The rest of the movie isn't quite as ugly, but it's still no prize. A remake of a 2003 Korean film, "Mirrors" is directed by Alexandre Aja, a French enfant terrible who makes torture porn with the frisson of art. (His "High Tension" and "The Hills Have Eyes" remake were big hits with horror cognoscenti and other perpetual adolescents.) He knows where to point the camera, but he still hasn't figured out why.
Kiefer Sutherland, casting about for gainful employment between bouts of saving the world on "24," plays Ben Carson, a troubled ex-New York City detective who takes a job as a night security guard at a burned-out department store. A malevolent presence soon reveals itself on the other side of the building's many mirrors. Worst-case scenario: Your own reflection can kill you.

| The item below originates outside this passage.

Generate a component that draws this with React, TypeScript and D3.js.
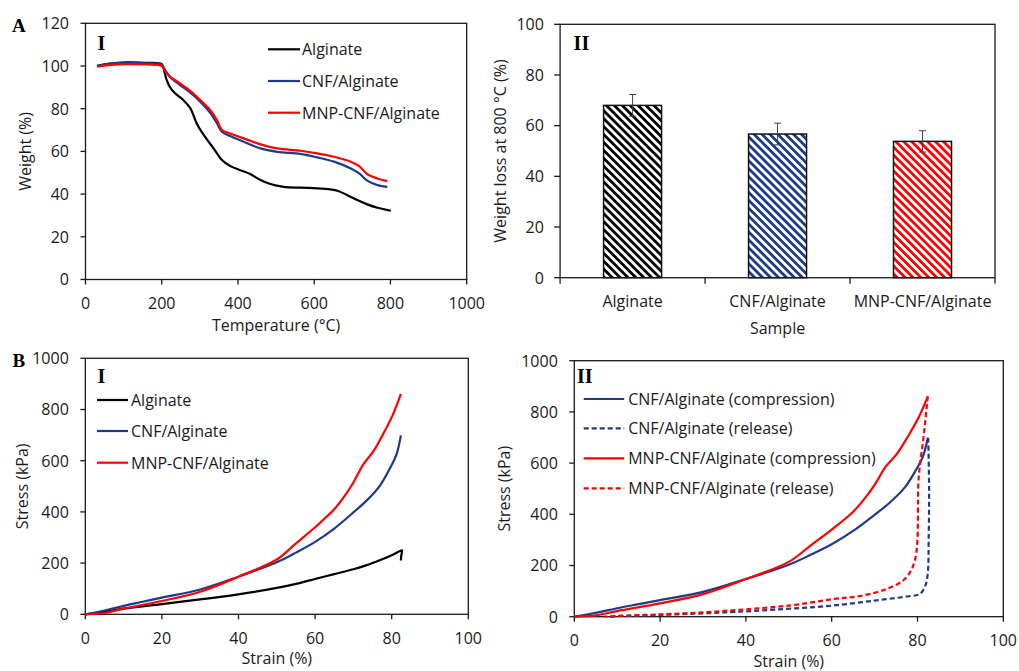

That's a tiny bit scarier than the homicidal tree-pollen in the recent "The Happening," and it at least provides more opportunities for trendy bloodletting. Ben scampers around trying to solve the mystery of the haunted mirrors while keeping his sister (Amy Smart), estranged wife (Paula Patton), and two children (Cameron Boyce and Erica Gluck) from harm. The movie works up effective suspense for a while - Aja is much better with atmosphere than content - but that bathtub scene permanently queers the tone, and the explanation, when it finally comes, is a howler.

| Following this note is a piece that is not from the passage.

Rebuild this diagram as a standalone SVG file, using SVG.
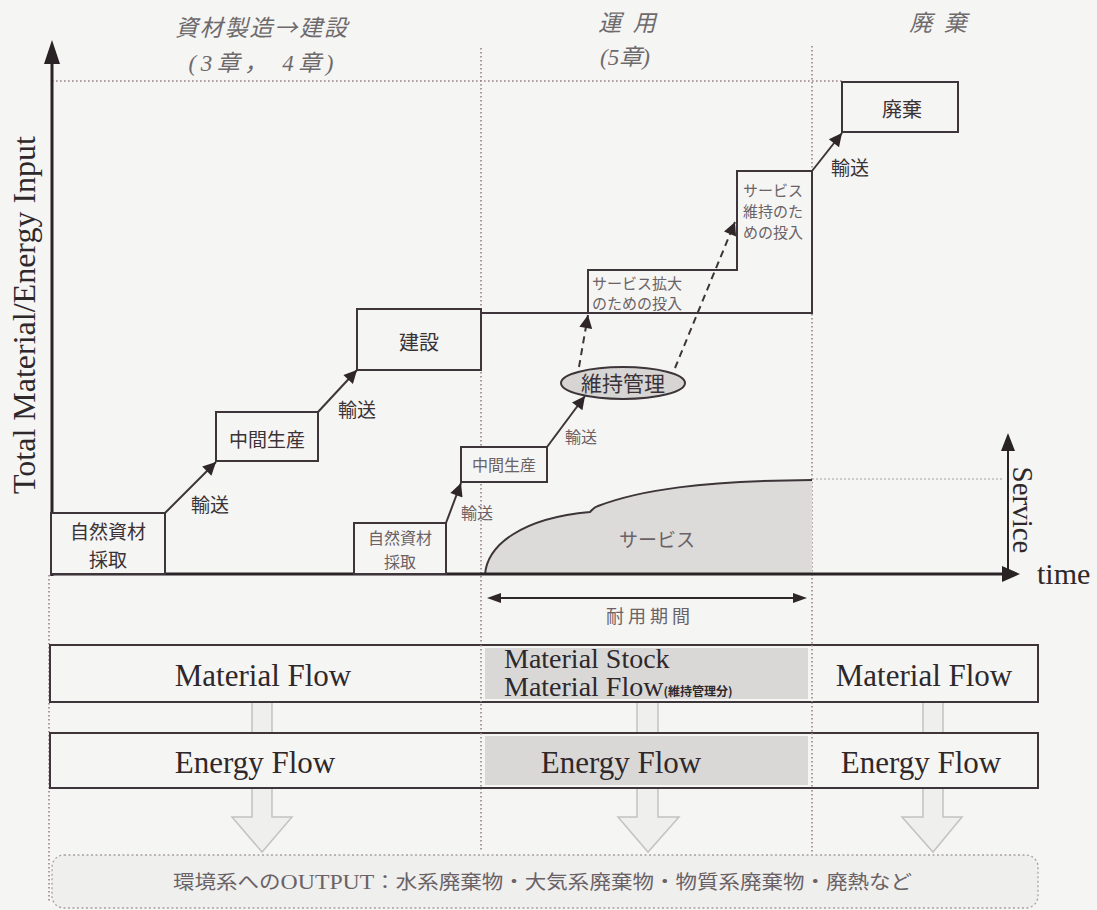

At nearly two hours, "Mirrors" is overlong for a summer horror toss-off, and the movie's three or four false endings make it seem even more of a haul. Or maybe it's the underwritten stupidity of everyone involved that grates on the nerves. At one point we get a glimpse of a car's side mirror with the usual warning, "Caution: Objects may be closer than they appear." "Mirrors" should come with one that reads, Caution: Characters are exactly as dumb as they look.